ASLI Strategic Initiatives for 2025-26

In collaboration with Curricular Affairs and faculty, ASLI sponsors four strategic initiatives to address timely academic priorities and strengthen the DKU academic model during the 2025–26 academic year. These campus-based projects advance curriculum development, assessment innovation, and teaching excellence through targeted pilots and faculty partnerships that support continuous improvement across the institution.

Signature Work Review

Chairs: Richard Davis, Ying Xiong

This committee is conducting a comprehensive evaluation of the Signature Work Program. Drawing on 2024–25 assessment data and new input from students, mentors, and academic leaders, the review will examine goals, requirements, support structures, mentorship, and implementation. The group will assess student work, identify strengths and areas for improvement, and propose actionable recommendations to enhance program quality and alignment with DKU’s mission and MOE standards.

AI in Education Task Force

Chair: Yisu Zhou

This task force will develop an institutional strategy for the responsible and innovative use of generative AI in teaching and learning. Five implementation teams will:

  • Define AI fluency
  • Expand training and support curricular integration
  • Explore human-centered alternatives
  • Establish policies and ensure safe, context-sensitive use of AI tools
  • Maintain ongoing faculty and student engagement

Teaching and Mentoring Effectiveness

Chairs: Floyd Beckford, Ying Xiong

To uphold DKU’s distinctive model of global liberal arts education—which integrates interdisciplinary problem-solving and innovative pedagogy—this initiative focuses on two areas. First, Support and Recognition: expanded workshops, colloquia, teaching grants, pedagogy labs, and a system for recognizing teaching excellence and innovation. Second, Framework Development: a faculty-administrative committee will create a comprehensive framework for teaching and mentoring effectiveness, building on Duke’s Teaching and Mentoring Excellence approach.

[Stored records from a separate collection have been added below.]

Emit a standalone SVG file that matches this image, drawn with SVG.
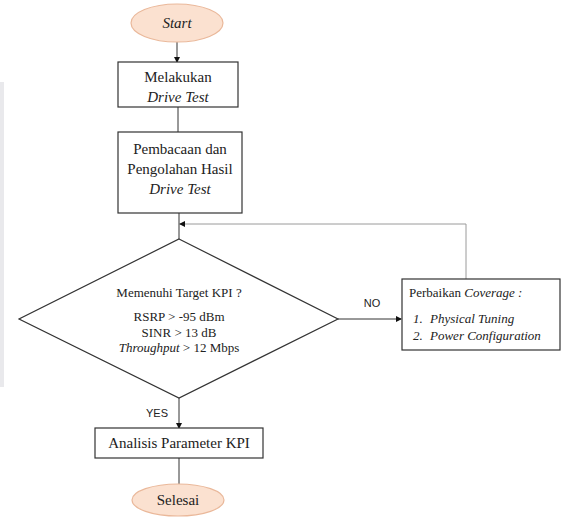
<svg xmlns="http://www.w3.org/2000/svg" width="565" height="521" viewBox="0 0 565 521">
<style>
.t{font-family:"Liberation Serif","Times New Roman",serif;font-size:15px;fill:#222;text-anchor:middle}
.s{font-size:13px}
.i{font-style:italic}
.box{fill:#fff;stroke:#333;stroke-width:1.2}
.term{fill:#fbe1d0;stroke:#eab89a;stroke-width:1.2}
.ln{fill:none;stroke:#333;stroke-width:1}
.lg{fill:none;stroke:#9a9a9a;stroke-width:1}
.lbl{font-family:"Liberation Sans",Arial,sans-serif;font-size:11px;fill:#222;text-anchor:middle}
</style>
<defs>
<marker id="ah" markerWidth="6" markerHeight="6" refX="5" refY="3" orient="auto" markerUnits="userSpaceOnUse">
<path d="M0,0 L6,3 L0,6 Z" fill="#111"/>
</marker>
</defs>
<rect x="0" y="82" width="4" height="305" fill="#e9e9ec"/>
<g id="connectors">
<line class="ln" x1="177" y1="42" x2="177" y2="62" marker-end="url(#ah)"/>
<line class="ln" x1="178" y1="107" x2="178" y2="132"/>
<line class="ln" x1="179" y1="213" x2="179" y2="239"/>
<polyline class="lg" points="466,279 466,224 180,224" marker-end="url(#ah)"/>
<line class="ln" x1="338" y1="319" x2="401" y2="319" marker-end="url(#ah)"/>
<line class="ln" x1="179" y1="398" x2="179" y2="428" marker-end="url(#ah)"/>
<line class="ln" x1="179" y1="458" x2="179" y2="484"/>
<text class="lbl" x="372" y="307">NO</text>
<text class="lbl" x="157" y="417">YES</text>
</g>
<g id="start">
<ellipse class="term" cx="177" cy="23" rx="46" ry="19"/>
<text class="t i" x="177" y="28">Start</text>
</g>
<g id="drive-test">
<rect class="box" x="118" y="62" width="120" height="45"/>
<text class="t" x="178" y="82">Melakukan</text>
<text class="t i" x="178" y="102">Drive Test</text>
</g>
<g id="pembacaan">
<rect class="box" x="118" y="132" width="124" height="81"/>
<text class="t" x="180" y="154">Pembacaan dan</text>
<text class="t" x="180" y="174">Pengolahan Hasil</text>
<text class="t i" x="180" y="194">Drive Test</text>
</g>
<g id="decision">
<polygon class="box" points="179,239 338,319 179,398 19,319"/>
<text class="t s" x="179" y="297">Memenuhi Target KPI ?</text>
<text class="t s" x="179" y="321">RSRP &gt; -95 dBm</text>
<text class="t s" x="179" y="337">SINR &gt; 13 dB</text>
<text class="t s" x="179" y="352"><tspan class="i">Throughput</tspan> &gt; 12 Mbps</text>
</g>
<g id="perbaikan">
<rect class="box" x="402" y="279" width="158" height="71"/>
<text class="t s" x="409" y="297" text-anchor="start" style="text-anchor:start">Perbaikan <tspan class="i">Coverage :</tspan></text>
<text class="t s i" x="413" y="323" style="text-anchor:start">1.</text>
<text class="t s i" x="430" y="323" style="text-anchor:start">Physical Tuning</text>
<text class="t s i" x="413" y="340" style="text-anchor:start">2.</text>
<text class="t s i" x="430" y="340" style="text-anchor:start">Power Configuration</text>
</g>
<g id="analisis">
<rect class="box" x="95" y="428" width="168" height="30"/>
<text class="t" x="179" y="448">Analisis Parameter KPI</text>
</g>
<g id="selesai">
<ellipse class="term" cx="178" cy="500" rx="46" ry="16"/>
<text class="t" x="178" y="505">Selesai</text>
</g>
</svg>
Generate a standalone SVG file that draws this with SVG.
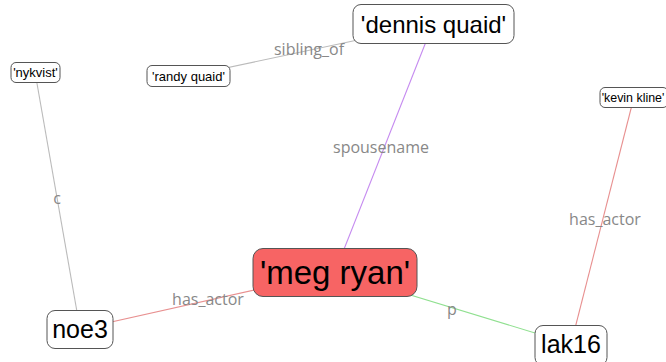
<svg xmlns="http://www.w3.org/2000/svg" width="666" height="362" viewBox="0 0 666 362">
<style>
.e{fill:none;stroke-width:1.1}
.el{font-family:"Open Sans",sans-serif;font-size:16px;fill:#888;text-anchor:middle}
.n rect{fill:#fff;stroke:#555;stroke-width:1}
.n text{font-family:"Liberation Sans",Arial,sans-serif;fill:#000;text-anchor:middle}
</style>
<rect width="666" height="362" fill="#fff"/>
<g id="connectors">
<line class="e" x1="188" y1="76" x2="433" y2="24" stroke="#bbbbbb"/>
<line class="e" x1="433" y1="24" x2="335" y2="272" stroke="#c58af0"/>
<line class="e" x1="35" y1="72" x2="80" y2="329" stroke="#bbbbbb"/>
<line class="e" x1="634" y1="97" x2="571" y2="344" stroke="#e89090"/>
<line class="e" x1="335" y1="272" x2="80" y2="329" stroke="#e89090"/>
<line class="e" x1="335" y1="272" x2="571" y2="344" stroke="#90e090"/>
<text class="el" x="309" y="55">sibling_of</text>
<text class="el" x="381" y="153">spousename</text>
<text class="el" x="57" y="204">c</text>
<text class="el" x="605" y="225">has_actor</text>
<text class="el" x="208" y="305">has_actor</text>
<text class="el" x="452" y="315">p</text>
</g>
<g id="meg_ryan" class="n">
<rect x="253" y="248.5" width="164" height="48" rx="10" style="fill:#f76464"/>
<text x="335" y="284" font-size="33">'meg ryan'</text>
</g>
<g id="dennis_quaid" class="n">
<rect x="353" y="4.5" width="161" height="39" rx="8"/>
<text x="433.5" y="33" font-size="24">'dennis quaid'</text>
</g>
<g id="randy_quaid" class="n">
<rect x="147" y="65.5" width="83" height="21" rx="5"/>
<text x="188.5" y="81" font-size="13">'randy quaid'</text>
</g>
<g id="nykvist" class="n">
<rect x="11" y="62.5" width="49" height="20" rx="5"/>
<text x="35.5" y="77" font-size="13">'nykvist'</text>
</g>
<g id="kevin_kline" class="n">
<rect x="600" y="87.5" width="68" height="20" rx="5"/>
<text x="633" y="102" font-size="12.4">'kevin kline'</text>
</g>
<g id="noe3" class="n">
<rect x="47" y="310.5" width="66" height="38" rx="8"/>
<text x="80" y="338" font-size="25">noe3</text>
</g>
<g id="lak16" class="n">
<rect x="535" y="325.5" width="72" height="40" rx="8"/>
<text x="571" y="353" font-size="25">lak16</text>
</g>
</svg>
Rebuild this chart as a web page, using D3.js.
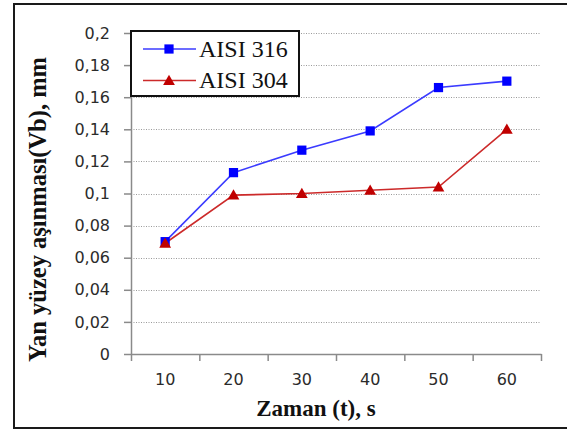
<!DOCTYPE html>
<html>
<head>
<meta charset="utf-8">
<script src="https://cdn.jsdelivr.net/npm/d3@7"></script>
<style>
  body { margin: 0; background: #fff; }
  svg { display: block; }
</style>
</head>
<body>
<div id="chart"></div>
<script>
// Veriler
var zaman = ["10", "20", "30", "40", "50", "60"];
var aisi316 = [0.070, 0.113, 0.127, 0.139, 0.166, 0.170];
var aisi304 = [0.069, 0.099, 0.100, 0.102, 0.104, 0.140];
var yTicks = [0, 0.02, 0.04, 0.06, 0.08, 0.1, 0.12, 0.14, 0.16, 0.18, 0.2];
var seriler = [
  { ad: "AISI 316", degerler: aisi316, renk: "#0000ff", cizgi: "#3b3bff", isaret: "kare" },
  { ad: "AISI 304", degerler: aisi304, renk: "#c00000", cizgi: "#cc2a2a", isaret: "ucgen" }
];

var W = 567, H = 430;
var plot = { left: 131, right: 541, top: 33, bottom: 354 };

var svg = d3.select("#chart").append("svg")
  .attr("width", W)
  .attr("height", H);

svg.append("rect").attr("width", W).attr("height", H).attr("fill", "#fff");

// dış çerçeve
svg.append("rect")
  .attr("x", 14).attr("y", 4)
  .attr("width", 620).attr("height", 424)
  .attr("fill", "none")
  .attr("stroke", "#1a1a1a")
  .attr("stroke-width", 2);

var xScale = d3.scaleBand().domain(zaman).range([plot.left, plot.right]).padding(0);
var xKenar = d3.scaleLinear().domain([0, zaman.length]).range([plot.left, plot.right]);
var yScale = d3.scaleLinear().domain([0, 0.2]).range([plot.bottom, plot.top]);

var loc = d3.formatLocale({ decimal: ",", thousands: ".", grouping: [3], currency: ["", ""] });
var fmt = loc.format(".2~f");

// yatay kılavuz çizgileri
svg.append("g")
  .selectAll("line")
  .data(yTicks.filter(function(d) { return d > 0; }))
  .enter()
  .append("line")
  .attr("x1", plot.left)
  .attr("x2", plot.right)
  .attr("y1", function(d) { return Math.round(yScale(d)) + 0.5; })
  .attr("y2", function(d) { return Math.round(yScale(d)) + 0.5; })
  .attr("stroke", "#9a9a9a")
  .attr("stroke-width", 1)
  .attr("stroke-dasharray", "1,1.5");

// y ekseni
var yAxis = svg.append("g")
  .attr("transform", "translate(" + plot.left + ",0)")
  .call(d3.axisLeft(yScale).tickValues(yTicks).tickFormat(fmt).tickSizeInner(7).tickSizeOuter(0).tickPadding(14));
yAxis.select(".domain").attr("stroke", "#8a8a8a").attr("stroke-width", 1.5);
yAxis.selectAll(".tick line").attr("stroke", "#8a8a8a").attr("stroke-width", 1.5);
yAxis.selectAll("text")
  .style("font-family", "'DejaVu Sans', sans-serif")
  .style("font-size", "16px")
  .attr("fill", "#2b2b2b");

// x ekseni: kenar işaretleri
var xAxisTicks = svg.append("g")
  .attr("transform", "translate(0," + plot.bottom + ")")
  .call(d3.axisBottom(xKenar).tickValues(d3.range(zaman.length + 1)).tickFormat("").tickSizeInner(7).tickSizeOuter(0));
xAxisTicks.select(".domain").attr("stroke", "#8a8a8a").attr("stroke-width", 1.5);
xAxisTicks.selectAll(".tick line").attr("stroke", "#8a8a8a").attr("stroke-width", 1.5);

// x ekseni: etiketler
var xAxis = svg.append("g")
  .attr("transform", "translate(0," + plot.bottom + ")")
  .call(d3.axisBottom(xScale).tickSize(0).tickPadding(20));
xAxis.select(".domain").remove();
xAxis.selectAll("text")
  .style("font-family", "'DejaVu Sans', sans-serif")
  .style("font-size", "16px")
  .attr("fill", "#2b2b2b");

// çizgiler ve işaretler
var line = d3.line()
  .x(function(d, i) { return xScale(zaman[i]) + xScale.bandwidth() / 2; })
  .y(function(d) { return yScale(d); });

var kare = d3.symbol().type(d3.symbolSquare).size(85);
var ucgen = d3.symbol().type(d3.symbolTriangle).size(60);

seriler.slice().reverse().forEach(function(s) {
  svg.append("path")
    .datum(s.degerler)
    .attr("d", line)
    .attr("fill", "none")
    .attr("stroke", s.cizgi)
    .attr("stroke-width", 1.6);
});

seriler.forEach(function(s) {
  svg.append("g")
    .selectAll("path")
    .data(s.degerler)
    .enter()
    .append("path")
    .attr("transform", function(d, i) {
      return "translate(" + (xScale(zaman[i]) + xScale.bandwidth() / 2) + "," + (yScale(d) + (s.isaret === "ucgen" ? 1 : 0)) + ")";
    })
    .attr("d", s.isaret === "kare" ? kare : ucgen)
    .attr("fill", s.renk);
});

// gösterge
var legend = svg.append("g");
legend.append("rect")
  .attr("x", 131).attr("y", 31)
  .attr("width", 168).attr("height", 65)
  .attr("fill", "#fff")
  .attr("stroke", "#111")
  .attr("stroke-width", 2);

seriler.forEach(function(s, i) {
  var cy = 49 + i * 31.5;
  legend.append("line")
    .attr("x1", 143).attr("x2", 196)
    .attr("y1", cy).attr("y2", cy)
    .attr("stroke", s.cizgi)
    .attr("stroke-width", 1.6);
  legend.append("path")
    .attr("transform", "translate(169," + (cy + (s.isaret === "ucgen" ? 1 : 0)) + ")")
    .attr("d", s.isaret === "kare" ? kare : ucgen)
    .attr("fill", s.renk);
  legend.append("text")
    .attr("x", 199)
    .attr("y", cy + 7.5)
    .text(s.ad)
    .style("font-family", "'Liberation Serif', 'Times New Roman', serif")
    .style("font-size", "24px")
    .attr("fill", "#111");
});

// eksen başlıkları
svg.append("text")
  .attr("x", 316)
  .attr("y", 416)
  .attr("text-anchor", "middle")
  .text("Zaman (t), s")
  .style("font-family", "'Liberation Serif', 'Times New Roman', serif")
  .style("font-size", "23px")
  .style("font-weight", "bold")
  .attr("fill", "#111");

svg.append("text")
  .attr("transform", "translate(46,209.5) rotate(-90)")
  .attr("text-anchor", "middle")
  .attr("textLength", 305)
  .attr("lengthAdjust", "spacingAndGlyphs")
  .text("Yan yüzey aşınması(Vb), mm")
  .style("font-family", "'Liberation Serif', 'Times New Roman', serif")
  .style("font-size", "26px")
  .style("font-weight", "bold")
  .attr("fill", "#111");
</script>
</body>
</html>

The proposed framework will reflect DKU’s context and provide clear, adaptable standards for evaluating teaching and mentoring across diverse environments.

Curricular Review and Revision

Leads: Faculty Committees and Academic Administrators

This initiative has two main components. First, a new Assessment Process will evaluate curricular changes using metrics from the recent curriculum study, along with data on teaching workload and course enrollment. Second, a Humanities Core Pilot will allow faculty to test a new interdisciplinary core for the Humanities major based on last year’s design principles. Together, these efforts will inform a broader curriculum revision process involving Major Convenors, Divisional Chairs, faculty, and academic administrators, scheduled for completion by Spring 2027. Further details will be finalized after faculty consultations in early fall.

DKU-Duke Collaboration: Post March 2025 Forum Grant

DKU–Duke collaborative projects bring together faculty and academic teams from Duke Kunshan University and Duke University to advance shared goals in global higher education and educational innovation. These initiatives support cross-institutional research, joint programming, and professional exchange, fostering international collaboration that enhances teaching, learning, and scholarly impact across both campuses.

Defining, Promoting, and Assessing Values-Based Competencies in Global Liberal Arts

A DKU–Duke Collaboration on Connection, Curiosity, and Humility

This collaborative project offers an engaging and supportive opportunity to use the process of assessment as a catalyst for exploration, reflection, and innovation. It invites faculty and students to engage with and animate three educationally vital values – connection, curiosity, and humility – in ways that are intellectually rigorous, personally meaningful, and contextually grounded. Rather than positioning assessment as evaluative, the project frames it as a shared journey of inquiry—one that fosters educational experimentation, cultivates trust, and strengthens collaboration among faculty, students, and assessment professionals.

This project focuses on developing interdisciplinary labs for cross-campus teaching and learning.The interdisciplinary lab model has been an effective means of supporting ongoing, vertically integrated communities of practice interested in project-based learning. Building upon the work of emerging Duke-DKU inter-campus initiative, Presence Lab, we will develop and refine approaches to cross-campus lab development that are sensitive to the challenges of our geospatial separation, curricular differences, term lengths, and unique strengths of our student and faculty populations. We seek to leverage these differences to find new approaches in technology and methodology to drive innovative, experimental pedagogy and assessment strategies.

From the perspective of innovative teaching and learning, our goals are:

  1. to foster collaborative mentoring around common research interests as applied to specific projects and themes,
  2. to enhance the student exchange experiences between campuses through structured and intentional lab connections,
  3. to nurture senior year Signature Work (DKU) and Capstone or Distinction projects (Duke) that build upon their research and lab experiences,
  4. establish a collection of best practices for inter-campus lab models and supported research, and
  5. to develop mentorship and assessment approaches and rubrics for growing and evaluating inter-campus initiatives.